Я промолчал. Обычно я во взрослых беседах не участвовал, разве что, если прижмут, скажу там “да” или “нет”, но тут меня заколотило. Мамино тело опознавал ее друг Марк, который работал врачом, и со мной про это никто особо не разговаривал.

– Помню, читал я как-то рассказ про солдата – при Шайло это, что ли, было? – он обращался ко мне, но видел не только меня. – Или при Геттисберге? Про солдата, который от ужаса так обезумел, что принялся хоронить на поле боя птиц и белок. Всякую такую мелочь, маленьких животных, тоже ведь сотнями убивало под перекрестным огнем. Множество крохотных могилок.

– При Шайло за два дня погибло двадцать четыре тысячи человек, – вырвалось у меня.

Он с тревогой вскинул на меня глаза.

– А при Геттисберге пятьдесят тысяч. Все из-за нового оружия. Из-за пуль Минье и магазинных винтовок. Поэтому такие огромные потери. Мы в Америке вели войну в окопах еще до Первой мировой. Многие об этом вообще не знают.

Было заметно, что он вообще не знает, как на это отвечать.

– Интересуешься Гражданской войной? – спросил он после тщательной паузы.

– Ну… да, – резко ответил я. – Типа того.

Я много знал о легкой артиллерии Федеральной армии, потому что на эту тему писал реферат и так набил его терминами и фактами, что учитель велел мне его переписать, и про снимки убитых солдат, которые Мэтью Брэди сделал при Антиетаме, я знал тоже: видел их в интернете, фотографии мальчиков с глазами-пуговками и запекшейся у носа и рта кровью.

– Мы в школе на теме про Линкольна полтора месяца сидели.

– У Брэди была фотостудия тут неподалеку. Не видел?

– Нет, – во мне засела какая-то мысль – вот-вот вырвется, что-то важное и невыразимое, встрепенувшееся при воспоминании о пустых лицах тех солдат. Нет, исчезла, только образ остался: мертвые мальчишки раскинули руки и ноги, уставились в небо.

Опять наступило молчание – мучительное. Никто из нас, похоже, не знал, что говорить дальше. Наконец Хоби переложил ногу на ногу.

– То есть хочу сказать… извини. Прости, что спрашиваю, – сказал он, запинаясь.

Я заелозил в кресле. Я сюда ехал с таким огромным любопытством, что как-то и не подумал о том, что еще и придется отвечать на вопросы.

– Знаю, трудно об этом говорить, наверное… Просто. Я и не думал…

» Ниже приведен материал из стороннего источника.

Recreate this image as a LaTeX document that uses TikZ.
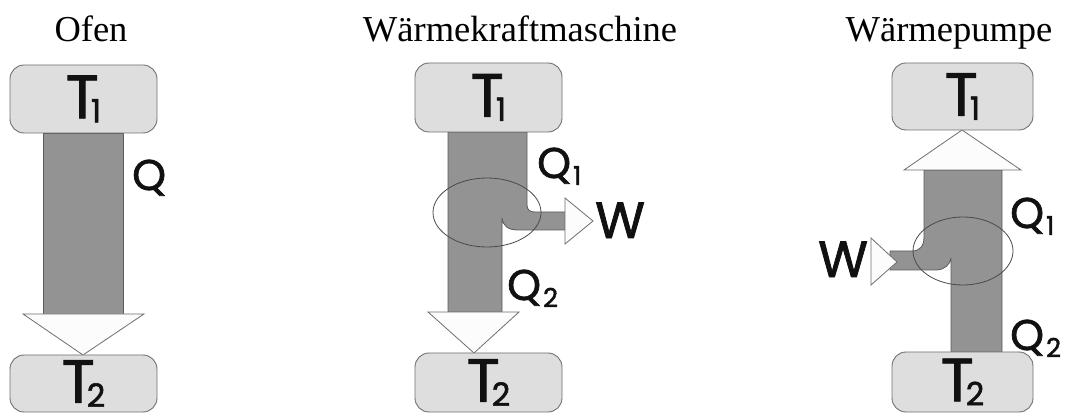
\documentclass[tikz,border=0pt]{standalone}
\usepackage{fontspec}
\setmainfont{Liberation Serif}
\newfontfamily\lblfont[FakeBold=1.6]{Poppins}
\newcommand\Tsym[1]{{\fontsize{61}{61}\selectfont T}\kern-8pt\raisebox{-4pt}{\fontsize{32}{32}\selectfont #1}}
\newcommand\Qsym[1]{{\fontsize{43}{43}\selectfont Q}\kern2pt\raisebox{-7pt}{\fontsize{26}{26}\selectfont #1}}
\newcommand\Wsym{{\fontsize{51}{51}\selectfont W}}
\definecolor{boxfill}{HTML}{DEDEDE}
\definecolor{boxline}{HTML}{707070}
\definecolor{barfill}{HTML}{939393}
\definecolor{barline}{HTML}{5C5C5C}
\definecolor{headfill}{HTML}{FCFCFC}
\definecolor{headline}{HTML}{6E6E6E}
\definecolor{txt}{HTML}{111111}
\tikzset{
  tbox/.style={draw=boxline, fill=boxfill, line width=0.9pt, rounded corners=14pt, inner sep=0pt, font=\lblfont, text=txt},
  lbl/.style={inner sep=0pt, font=\lblfont, text=txt},
  title/.style={inner sep=0pt, font=\fontsize{36.5}{40}\selectfont, anchor=base},
  bar/.style={fill=barfill, draw=barline, line width=0.8pt, line join=round},
  head/.style={fill=headfill, draw=headline, line width=0.8pt, line join=miter},
  ring/.style={draw=barline!80!black, line width=0.8pt}
}
\begin{document}
\begin{tikzpicture}[x=1pt,y=-1pt]
\useasboundingbox (0,0) rectangle (1065,419);

% titles
\node[title] (t1) at (91,42) {Ofen};
\node[title] (t2) at (520,42) {Wärmekraftmaschine};
\node[title] (t3) at (949,42) {Wärmepumpe};

% ---------- Ofen ----------
\draw[bar] (43,133) rectangle (123,314);
\draw[head] (23,314) -- (144,314) -- (83,355) -- cycle;
\node[tbox, minimum width=147pt, minimum height=68pt] (A1) at (83.5,99) {\Tsym{1}};
\node[tbox, minimum width=147pt, minimum height=57pt] (A2) at (83.5,383.5) {\Tsym{2}};
\node[lbl, anchor=base west] (AQ) at (132,190) {\Qsym{}};

% ---------- Waermekraftmaschine ----------
\draw[bar] (448,132) -- (527,132) -- (527,205)
  .. controls (527,210) and (530,212) .. (535,212) -- (567,212) -- (567,230) -- (518,230)
  .. controls (508,230) and (503,226) .. (502,218) -- (502,312) -- (448,312) -- cycle;
\draw[head] (565,198) -- (593,221) -- (565,244) -- cycle;
\draw[head] (428,312) -- (519,312) -- (474,353) -- cycle;
\draw[ring] (487,212.5) ellipse [x radius=54, y radius=34.5];
\node[tbox, minimum width=147pt, minimum height=69pt] (B1) at (488.5,97.5) {\Tsym{1}};
\node[tbox, minimum width=147pt, minimum height=59pt] (B2) at (488.5,382.5) {\Tsym{2}};
\node[lbl, anchor=base west] (BQ1) at (537,178) {\Qsym{1}};
\node[lbl, anchor=base west] (BQ2) at (507,300) {\Qsym{2}};
\node[lbl, anchor=base west] (BW) at (595,238) {\Wsym};

% ---------- Waermepumpe ----------
\draw[bar] (924,170) -- (1002,170) -- (1002,352) -- (951,352) -- (951,258)
  .. controls (950,265) and (944,270) .. (936,270) -- (890,270) -- (890,251) -- (912,251)
  .. controls (920,251) and (924,246) .. (924,237) -- cycle;
\draw[head] (871,238) -- (897,262) -- (871,285) -- cycle;
\draw[head] (904,170) -- (1021,170) -- (962,130) -- cycle;
\draw[ring] (963,251) ellipse [x radius=50, y radius=34];
\node[tbox, minimum width=141pt, minimum height=67pt] (C1) at (962.5,96.5) {\Tsym{1}};
\node[tbox, minimum width=141pt, minimum height=60pt] (C2) at (962.5,382) {\Tsym{2}};
\node[lbl, anchor=base west] (CQ1) at (1010,228) {\Qsym{1}};
\node[lbl, anchor=base west] (CQ2) at (1010,350) {\Qsym{2}};
\node[lbl, anchor=base west] (CW) at (818,277) {\Wsym};
\end{tikzpicture}
\end{document}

Мои ботинки. Интересно, как же это я раньше никогда толком не смотрел на свои ботинки. Оббитые носы. Разлохматившиеся шнурки. “Пойдем в субботу в «Блумингдейл» и купим тебе новые”. Так и не купили.

– Не хочу тебя мучить. Но… он был в сознании?

– Да. Типа того. Ну, то есть… – Я заметил, какое встревоженное, напряженное у него стало лицо, и какая-то глубинная часть меня рванулась было к нему со всеми этими подробностями, которых он не знал и которых ему и знать не надо было, с распластанными внутренностями, с безобразными образами, которые то и дело вспыхивали у меня в голове, даже когда я не спал.

Тусклые портреты, фарфоровые спаниели на каминной полке, тик-так, тик-так, качается золотой маятник.

– Я услышал, как он зовет, – я потер глаз. – Когда очнулся.

Будто сон пытаешься рассказать. Невозможно.

– И я к нему подошел, и посидел с ним, и… все было не так уж плохо. Ну, не так, то есть, как можно подумать, – прибавил я, потому что вранье вышло уж очень заметным.

– Он с тобой говорил?

Я с трудом сглотнул и кивнул. Темная мебель красного дерева, пальмы в кадках.

– Он был в сознании?

Я снова кивнул. Во рту дурной привкус. Такое нельзя было сформулировать, у этого всего не было смысла, не было истории – у пыли, у сирен, у того, как он держал меня за руку, у целой жизни, где были только мы вдвоем – с мешаниной фраз, названиями городов и именами, которых я раньше не слышал. С искрами от разорванных проводов.